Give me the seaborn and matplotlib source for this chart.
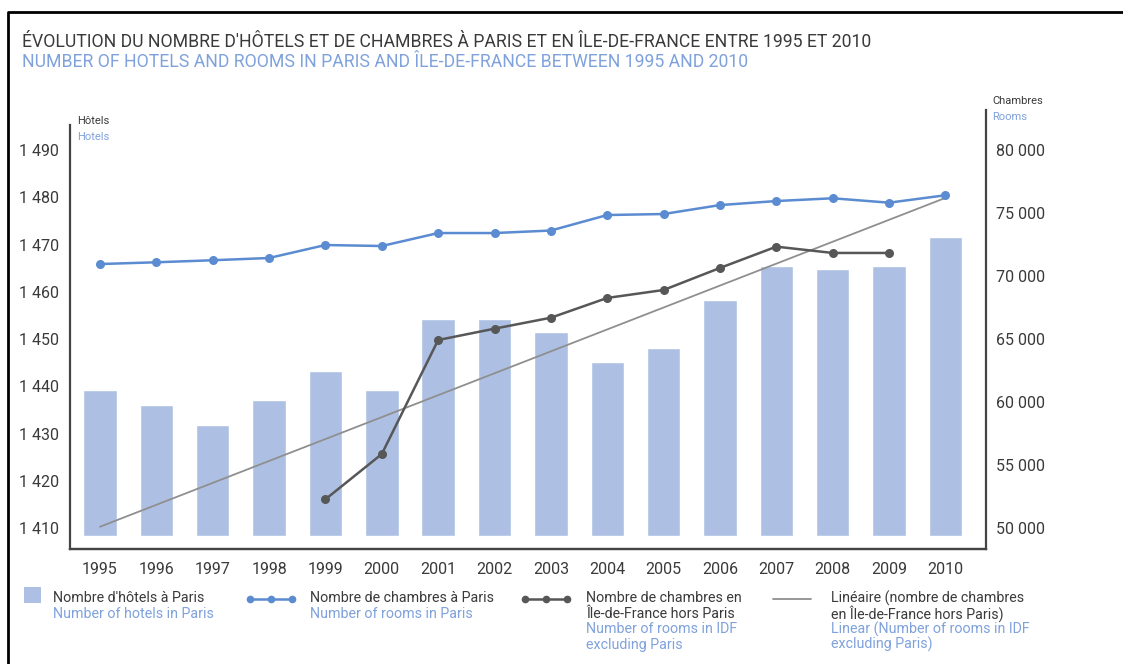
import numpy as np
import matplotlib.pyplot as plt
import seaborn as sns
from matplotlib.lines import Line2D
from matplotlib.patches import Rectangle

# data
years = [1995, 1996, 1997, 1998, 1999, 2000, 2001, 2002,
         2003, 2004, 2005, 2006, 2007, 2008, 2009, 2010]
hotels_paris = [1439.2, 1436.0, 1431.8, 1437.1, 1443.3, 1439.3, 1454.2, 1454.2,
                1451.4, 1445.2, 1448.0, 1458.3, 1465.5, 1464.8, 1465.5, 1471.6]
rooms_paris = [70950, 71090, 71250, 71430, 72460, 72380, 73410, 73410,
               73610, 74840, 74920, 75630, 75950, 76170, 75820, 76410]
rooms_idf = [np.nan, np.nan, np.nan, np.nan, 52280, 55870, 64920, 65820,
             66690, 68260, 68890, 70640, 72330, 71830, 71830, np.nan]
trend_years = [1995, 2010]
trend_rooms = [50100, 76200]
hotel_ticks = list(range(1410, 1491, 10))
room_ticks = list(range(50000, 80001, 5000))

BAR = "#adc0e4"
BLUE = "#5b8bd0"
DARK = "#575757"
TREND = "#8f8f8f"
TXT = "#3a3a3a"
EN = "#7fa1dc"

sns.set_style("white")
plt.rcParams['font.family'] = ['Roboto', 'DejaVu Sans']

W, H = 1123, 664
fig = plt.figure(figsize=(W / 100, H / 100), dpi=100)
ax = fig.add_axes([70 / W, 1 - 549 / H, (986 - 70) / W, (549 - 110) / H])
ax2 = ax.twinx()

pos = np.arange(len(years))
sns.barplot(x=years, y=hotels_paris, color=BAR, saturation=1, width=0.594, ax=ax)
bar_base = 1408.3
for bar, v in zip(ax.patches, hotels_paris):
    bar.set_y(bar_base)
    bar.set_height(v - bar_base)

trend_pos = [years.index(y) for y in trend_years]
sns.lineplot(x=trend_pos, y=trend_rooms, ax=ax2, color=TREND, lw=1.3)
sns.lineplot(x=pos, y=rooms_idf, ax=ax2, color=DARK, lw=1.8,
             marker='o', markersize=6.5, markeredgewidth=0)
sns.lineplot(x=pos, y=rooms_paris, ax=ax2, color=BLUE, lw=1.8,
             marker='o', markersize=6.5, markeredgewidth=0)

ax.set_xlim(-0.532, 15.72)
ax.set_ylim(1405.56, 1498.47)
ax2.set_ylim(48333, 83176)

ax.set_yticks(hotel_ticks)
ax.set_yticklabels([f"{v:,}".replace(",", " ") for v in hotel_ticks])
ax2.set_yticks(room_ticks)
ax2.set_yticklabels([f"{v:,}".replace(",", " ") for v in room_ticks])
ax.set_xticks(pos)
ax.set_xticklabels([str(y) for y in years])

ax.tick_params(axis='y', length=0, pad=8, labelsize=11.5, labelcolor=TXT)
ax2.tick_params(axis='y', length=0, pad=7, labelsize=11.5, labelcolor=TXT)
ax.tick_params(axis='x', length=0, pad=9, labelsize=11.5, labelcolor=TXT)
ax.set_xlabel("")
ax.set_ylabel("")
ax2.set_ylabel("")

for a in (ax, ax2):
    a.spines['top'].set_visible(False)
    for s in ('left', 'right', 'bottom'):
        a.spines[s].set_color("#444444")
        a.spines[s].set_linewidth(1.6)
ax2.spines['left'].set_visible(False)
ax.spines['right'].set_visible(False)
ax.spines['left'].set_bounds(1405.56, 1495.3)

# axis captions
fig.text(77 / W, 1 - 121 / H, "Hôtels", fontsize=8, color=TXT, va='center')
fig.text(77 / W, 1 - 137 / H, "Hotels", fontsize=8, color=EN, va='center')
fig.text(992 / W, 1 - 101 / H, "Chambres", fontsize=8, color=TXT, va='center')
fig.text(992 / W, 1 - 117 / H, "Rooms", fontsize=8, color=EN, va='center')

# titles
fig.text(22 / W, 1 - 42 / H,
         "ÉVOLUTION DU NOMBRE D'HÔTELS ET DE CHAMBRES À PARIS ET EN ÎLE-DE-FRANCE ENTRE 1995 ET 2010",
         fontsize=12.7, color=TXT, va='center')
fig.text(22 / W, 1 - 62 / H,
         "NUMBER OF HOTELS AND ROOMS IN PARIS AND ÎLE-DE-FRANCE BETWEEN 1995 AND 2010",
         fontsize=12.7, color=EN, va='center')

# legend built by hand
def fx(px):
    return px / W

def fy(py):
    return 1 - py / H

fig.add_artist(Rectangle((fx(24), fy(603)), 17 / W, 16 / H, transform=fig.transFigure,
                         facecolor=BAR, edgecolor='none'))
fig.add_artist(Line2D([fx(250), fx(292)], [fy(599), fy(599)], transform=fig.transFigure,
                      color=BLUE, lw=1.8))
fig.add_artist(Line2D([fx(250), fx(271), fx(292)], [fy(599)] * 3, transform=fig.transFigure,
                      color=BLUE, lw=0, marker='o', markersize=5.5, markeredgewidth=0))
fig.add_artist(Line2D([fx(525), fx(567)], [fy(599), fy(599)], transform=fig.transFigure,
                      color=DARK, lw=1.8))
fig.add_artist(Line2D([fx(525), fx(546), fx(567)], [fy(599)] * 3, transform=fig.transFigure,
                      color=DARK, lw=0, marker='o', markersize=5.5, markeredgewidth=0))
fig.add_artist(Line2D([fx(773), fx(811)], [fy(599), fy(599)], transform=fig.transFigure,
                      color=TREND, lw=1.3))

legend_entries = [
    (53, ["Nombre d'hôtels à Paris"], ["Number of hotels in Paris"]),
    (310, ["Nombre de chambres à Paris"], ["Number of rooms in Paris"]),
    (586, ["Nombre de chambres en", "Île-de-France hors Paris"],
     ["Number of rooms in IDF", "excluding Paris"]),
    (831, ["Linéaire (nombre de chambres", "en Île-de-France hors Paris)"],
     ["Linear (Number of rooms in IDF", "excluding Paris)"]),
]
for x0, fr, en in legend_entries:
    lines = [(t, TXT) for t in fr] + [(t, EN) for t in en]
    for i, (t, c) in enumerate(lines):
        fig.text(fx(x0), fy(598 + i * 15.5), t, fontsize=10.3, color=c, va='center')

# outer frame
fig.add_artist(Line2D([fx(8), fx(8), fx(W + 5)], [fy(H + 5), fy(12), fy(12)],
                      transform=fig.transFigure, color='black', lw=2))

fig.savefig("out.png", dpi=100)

■ ■ ■ ■ ■

* _Work to do_: Reproduce the material word for word. Any pictures should be left out of the copy.

* _Written solution_:
Give me the seaborn and matplotlib source for this chart.
import numpy as np
import matplotlib.pyplot as plt
import seaborn as sns
from matplotlib.lines import Line2D
from matplotlib.patches import Rectangle

# data
years = [1995, 1996, 1997, 1998, 1999, 2000, 2001, 2002,
         2003, 2004, 2005, 2006, 2007, 2008, 2009, 2010]
hotels_paris = [1439.2, 1436.0, 1431.8, 1437.1, 1443.3, 1439.3, 1454.2, 1454.2,
                1451.4, 1445.2, 1448.0, 1458.3, 1465.5, 1464.8, 1465.5, 1471.6]
rooms_paris = [70950, 71090, 71250, 71430, 72460, 72380, 73410, 73410,
               73610, 74840, 74920, 75630, 75950, 76170, 75820, 76410]
rooms_idf = [np.nan, np.nan, np.nan, np.nan, 52280, 55870, 64920, 65820,
             66690, 68260, 68890, 70640, 72330, 71830, 71830, np.nan]
trend_years = [1995, 2010]
trend_rooms = [50100, 76200]
hotel_ticks = list(range(1410, 1491, 10))
room_ticks = list(range(50000, 80001, 5000))

BAR = "#adc0e4"
BLUE = "#5b8bd0"
DARK = "#575757"
TREND = "#8f8f8f"
TXT = "#3a3a3a"
EN = "#7fa1dc"

sns.set_style("white")
plt.rcParams['font.family'] = ['Roboto', 'DejaVu Sans']

W, H = 1123, 664
fig = plt.figure(figsize=(W / 100, H / 100), dpi=100)
ax = fig.add_axes([70 / W, 1 - 549 / H, (986 - 70) / W, (549 - 110) / H])
ax2 = ax.twinx()

pos = np.arange(len(years))
sns.barplot(x=years, y=hotels_paris, color=BAR, saturation=1, width=0.594, ax=ax)
bar_base = 1408.3
for bar, v in zip(ax.patches, hotels_paris):
    bar.set_y(bar_base)
    bar.set_height(v - bar_base)

trend_pos = [years.index(y) for y in trend_years]
sns.lineplot(x=trend_pos, y=trend_rooms, ax=ax2, color=TREND, lw=1.3)
sns.lineplot(x=pos, y=rooms_idf, ax=ax2, color=DARK, lw=1.8,
             marker='o', markersize=6.5, markeredgewidth=0)
sns.lineplot(x=pos, y=rooms_paris, ax=ax2, color=BLUE, lw=1.8,
             marker='o', markersize=6.5, markeredgewidth=0)

ax.set_xlim(-0.532, 15.72)
ax.set_ylim(1405.56, 1498.47)
ax2.set_ylim(48333, 83176)

ax.set_yticks(hotel_ticks)
ax.set_yticklabels([f"{v:,}".replace(",", " ") for v in hotel_ticks])
ax2.set_yticks(room_ticks)
ax2.set_yticklabels([f"{v:,}".replace(",", " ") for v in room_ticks])
ax.set_xticks(pos)
ax.set_xticklabels([str(y) for y in years])

ax.tick_params(axis='y', length=0, pad=8, labelsize=11.5, labelcolor=TXT)
ax2.tick_params(axis='y', length=0, pad=7, labelsize=11.5, labelcolor=TXT)
ax.tick_params(axis='x', length=0, pad=9, labelsize=11.5, labelcolor=TXT)
ax.set_xlabel("")
ax.set_ylabel("")
ax2.set_ylabel("")

for a in (ax, ax2):
    a.spines['top'].set_visible(False)
    for s in ('left', 'right', 'bottom'):
        a.spines[s].set_color("#444444")
        a.spines[s].set_linewidth(1.6)
ax2.spines['left'].set_visible(False)
ax.spines['right'].set_visible(False)
ax.spines['left'].set_bounds(1405.56, 1495.3)

# axis captions
fig.text(77 / W, 1 - 121 / H, "Hôtels", fontsize=8, color=TXT, va='center')
fig.text(77 / W, 1 - 137 / H, "Hotels", fontsize=8, color=EN, va='center')
fig.text(992 / W, 1 - 101 / H, "Chambres", fontsize=8, color=TXT, va='center')
fig.text(992 / W, 1 - 117 / H, "Rooms", fontsize=8, color=EN, va='center')

# titles
fig.text(22 / W, 1 - 42 / H,
         "ÉVOLUTION DU NOMBRE D'HÔTELS ET DE CHAMBRES À PARIS ET EN ÎLE-DE-FRANCE ENTRE 1995 ET 2010",
         fontsize=12.7, color=TXT, va='center')
fig.text(22 / W, 1 - 62 / H,
         "NUMBER OF HOTELS AND ROOMS IN PARIS AND ÎLE-DE-FRANCE BETWEEN 1995 AND 2010",
         fontsize=12.7, color=EN, va='center')

# legend built by hand
def fx(px):
    return px / W

def fy(py):
    return 1 - py / H

fig.add_artist(Rectangle((fx(24), fy(603)), 17 / W, 16 / H, transform=fig.transFigure,
                         facecolor=BAR, edgecolor='none'))
fig.add_artist(Line2D([fx(250), fx(292)], [fy(599), fy(599)], transform=fig.transFigure,
                      color=BLUE, lw=1.8))
fig.add_artist(Line2D([fx(250), fx(271), fx(292)], [fy(599)] * 3, transform=fig.transFigure,
                      color=BLUE, lw=0, marker='o', markersize=5.5, markeredgewidth=0))
fig.add_artist(Line2D([fx(525), fx(567)], [fy(599), fy(599)], transform=fig.transFigure,
                      color=DARK, lw=1.8))
fig.add_artist(Line2D([fx(525), fx(546), fx(567)], [fy(599)] * 3, transform=fig.transFigure,
                      color=DARK, lw=0, marker='o', markersize=5.5, markeredgewidth=0))
fig.add_artist(Line2D([fx(773), fx(811)], [fy(599), fy(599)], transform=fig.transFigure,
                      color=TREND, lw=1.3))

legend_entries = [
    (53, ["Nombre d'hôtels à Paris"], ["Number of hotels in Paris"]),
    (310, ["Nombre de chambres à Paris"], ["Number of rooms in Paris"]),
    (586, ["Nombre de chambres en", "Île-de-France hors Paris"],
     ["Number of rooms in IDF", "excluding Paris"]),
    (831, ["Linéaire (nombre de chambres", "en Île-de-France hors Paris)"],
     ["Linear (Number of rooms in IDF", "excluding Paris)"]),
]
for x0, fr, en in legend_entries:
    lines = [(t, TXT) for t in fr] + [(t, EN) for t in en]
    for i, (t, c) in enumerate(lines):
        fig.text(fx(x0), fy(598 + i * 15.5), t, fontsize=10.3, color=c, va='center')

# outer frame
fig.add_artist(Line2D([fx(8), fx(8), fx(W + 5)], [fy(H + 5), fy(12), fy(12)],
                      transform=fig.transFigure, color='black', lw=2))

fig.savefig("out.png", dpi=100)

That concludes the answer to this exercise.